(WRITTEN PROBLEM):
Would you transcribe the whole listing exactly, minus its pictures?

++++ INFORMATION SHOWN

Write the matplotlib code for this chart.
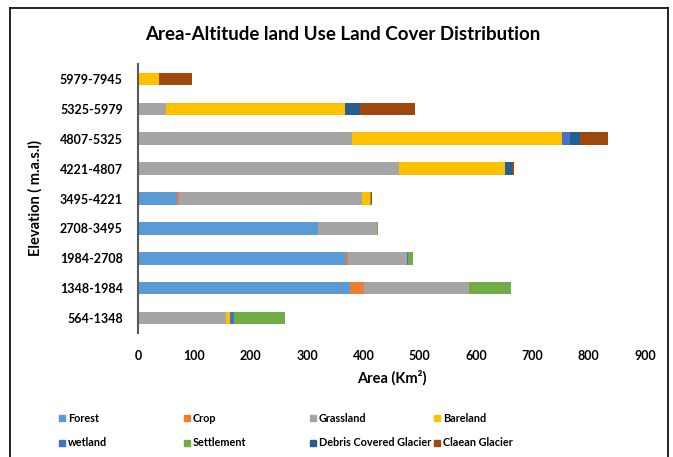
import matplotlib.pyplot as plt
from matplotlib.patches import Rectangle
from matplotlib.lines import Line2D
import numpy as np

# elevation bands, bottom to top
bands = ["564-1348", "1348-1984", "1984-2708", "2708-3495", "3495-4221",
         "4221-4807", "4807-5325", "5325-5979", "5979-7945"]

forest = [0, 376, 370, 320, 70, 0, 0, 0, 0]
crop = [0, 25, 2, 0, 2, 0, 0, 0, 0]
grassland = [157, 186, 105, 104, 326, 464, 380, 50, 0]
bareland = [6, 0, 0, 0, 14, 188, 373, 318, 37]
wetland = [8, 0, 2, 0, 0, 0, 14, 0, 0]
settlement = [90, 76, 9, 2, 1, 0, 0, 0, 0]
debris = [0, 0, 0, 0, 0, 12, 18, 26, 1]
clean = [0, 0, 0, 0, 2, 4, 50, 98, 58]

series = [
    ("Forest", forest, "#5B9BD5"),
    ("Crop", crop, "#ED7D31"),
    ("Grassland", grassland, "#A5A5A5"),
    ("Bareland", bareland, "#FFC000"),
    ("wetland", wetland, "#4472C4"),
    ("Settlement", settlement, "#70AD47"),
    ("Debris Covered Glacier", debris, "#255E91"),
    ("Claean Glacier", clean, "#9E480E"),
]

plt.rcParams["font.family"] = ["Lato", "DejaVu Sans"]

W, H = 673, 457
fig = plt.figure(figsize=(W / 100, H / 100), dpi=100)
ax = fig.add_axes([138 / W, 1 - 333 / H, (645 - 138) / W, (333 - 64) / H])

y = np.arange(len(bands))
left = np.zeros(len(bands))
for name, vals, col in series:
    ax.barh(y, vals, left=left, height=0.42, color=col, edgecolor="none")
    left += np.array(vals)

ax.set_xlim(0, 900)
ax.set_ylim(-0.5, len(bands) - 0.5)
ax.set_xticks(range(0, 901, 100))
ax.set_yticks(y)
ax.set_yticklabels(bands)
ax.tick_params(axis="both", length=0, labelsize=9)
for lab in ax.get_xticklabels() + ax.get_yticklabels():
    lab.set_fontweight("bold")
ax.tick_params(axis="x", pad=12)
ax.tick_params(axis="y", pad=11)
for s in ["top", "right", "bottom"]:
    ax.spines[s].set_visible(False)
ax.spines["left"].set_color("#595959")
ax.spines["left"].set_linewidth(1.5)

ax.set_xlabel("Area (Km²)", fontsize=10.5, fontweight="bold", labelpad=6)
ax.set_ylabel("Elevation ( m.a.s.l)", fontsize=10.5, fontweight="bold", labelpad=12)

fig.text(343 / W, 1 - 34 / H, "Area-Altitude land Use Land Cover Distribution",
         ha="center", va="center", fontsize=13.5, fontweight="bold")

# legend laid out like the Excel one: 4 evenly spaced columns, 2 rows
col_x = [59, 184, 310, 434]
row_y = [418, 443]
for i, (name, vals, col) in enumerate(series):
    cx = col_x[i % 4]
    cy = row_y[i // 4]
    fig.patches.append(Rectangle((cx / W, 1 - (cy + 3) / H), 6 / W, 6 / H,
                                 transform=fig.transFigure, color=col))
    fig.text((cx + 9) / W, 1 - cy / H, name, ha="left", va="center",
             fontsize=7.8, fontweight="bold")

# outer frame (left, top, right)
frame = dict(transform=fig.transFigure, color="black", linewidth=1.2)
fig.lines.append(Line2D([10 / W, 10 / W], [0, 1 - 8 / H], **frame))
fig.lines.append(Line2D([10 / W, 668 / W], [1 - 8 / H, 1 - 8 / H], **frame))
fig.lines.append(Line2D([668 / W, 668 / W], [0, 1 - 8 / H], **frame))

fig.savefig("out.png", dpi=100)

++++++++

(EXERCISE RESULT):
Write the matplotlib code for this chart.
import matplotlib.pyplot as plt
from matplotlib.patches import Rectangle
from matplotlib.lines import Line2D
import numpy as np

# elevation bands, bottom to top
bands = ["564-1348", "1348-1984", "1984-2708", "2708-3495", "3495-4221",
         "4221-4807", "4807-5325", "5325-5979", "5979-7945"]

forest = [0, 376, 370, 320, 70, 0, 0, 0, 0]
crop = [0, 25, 2, 0, 2, 0, 0, 0, 0]
grassland = [157, 186, 105, 104, 326, 464, 380, 50, 0]
bareland = [6, 0, 0, 0, 14, 188, 373, 318, 37]
wetland = [8, 0, 2, 0, 0, 0, 14, 0, 0]
settlement = [90, 76, 9, 2, 1, 0, 0, 0, 0]
debris = [0, 0, 0, 0, 0, 12, 18, 26, 1]
clean = [0, 0, 0, 0, 2, 4, 50, 98, 58]

series = [
    ("Forest", forest, "#5B9BD5"),
    ("Crop", crop, "#ED7D31"),
    ("Grassland", grassland, "#A5A5A5"),
    ("Bareland", bareland, "#FFC000"),
    ("wetland", wetland, "#4472C4"),
    ("Settlement", settlement, "#70AD47"),
    ("Debris Covered Glacier", debris, "#255E91"),
    ("Claean Glacier", clean, "#9E480E"),
]

plt.rcParams["font.family"] = ["Lato", "DejaVu Sans"]

W, H = 673, 457
fig = plt.figure(figsize=(W / 100, H / 100), dpi=100)
ax = fig.add_axes([138 / W, 1 - 333 / H, (645 - 138) / W, (333 - 64) / H])

y = np.arange(len(bands))
left = np.zeros(len(bands))
for name, vals, col in series:
    ax.barh(y, vals, left=left, height=0.42, color=col, edgecolor="none")
    left += np.array(vals)

ax.set_xlim(0, 900)
ax.set_ylim(-0.5, len(bands) - 0.5)
ax.set_xticks(range(0, 901, 100))
ax.set_yticks(y)
ax.set_yticklabels(bands)
ax.tick_params(axis="both", length=0, labelsize=9)
for lab in ax.get_xticklabels() + ax.get_yticklabels():
    lab.set_fontweight("bold")
ax.tick_params(axis="x", pad=12)
ax.tick_params(axis="y", pad=11)
for s in ["top", "right", "bottom"]:
    ax.spines[s].set_visible(False)
ax.spines["left"].set_color("#595959")
ax.spines["left"].set_linewidth(1.5)

ax.set_xlabel("Area (Km²)", fontsize=10.5, fontweight="bold", labelpad=6)
ax.set_ylabel("Elevation ( m.a.s.l)", fontsize=10.5, fontweight="bold", labelpad=12)

fig.text(343 / W, 1 - 34 / H, "Area-Altitude land Use Land Cover Distribution",
         ha="center", va="center", fontsize=13.5, fontweight="bold")

# legend laid out like the Excel one: 4 evenly spaced columns, 2 rows
col_x = [59, 184, 310, 434]
row_y = [418, 443]
for i, (name, vals, col) in enumerate(series):
    cx = col_x[i % 4]
    cy = row_y[i // 4]
    fig.patches.append(Rectangle((cx / W, 1 - (cy + 3) / H), 6 / W, 6 / H,
                                 transform=fig.transFigure, color=col))
    fig.text((cx + 9) / W, 1 - cy / H, name, ha="left", va="center",
             fontsize=7.8, fontweight="bold")

# outer frame (left, top, right)
frame = dict(transform=fig.transFigure, color="black", linewidth=1.2)
fig.lines.append(Line2D([10 / W, 10 / W], [0, 1 - 8 / H], **frame))
fig.lines.append(Line2D([10 / W, 668 / W], [1 - 8 / H, 1 - 8 / H], **frame))
fig.lines.append(Line2D([668 / W, 668 / W], [0, 1 - 8 / H], **frame))

fig.savefig("out.png", dpi=100)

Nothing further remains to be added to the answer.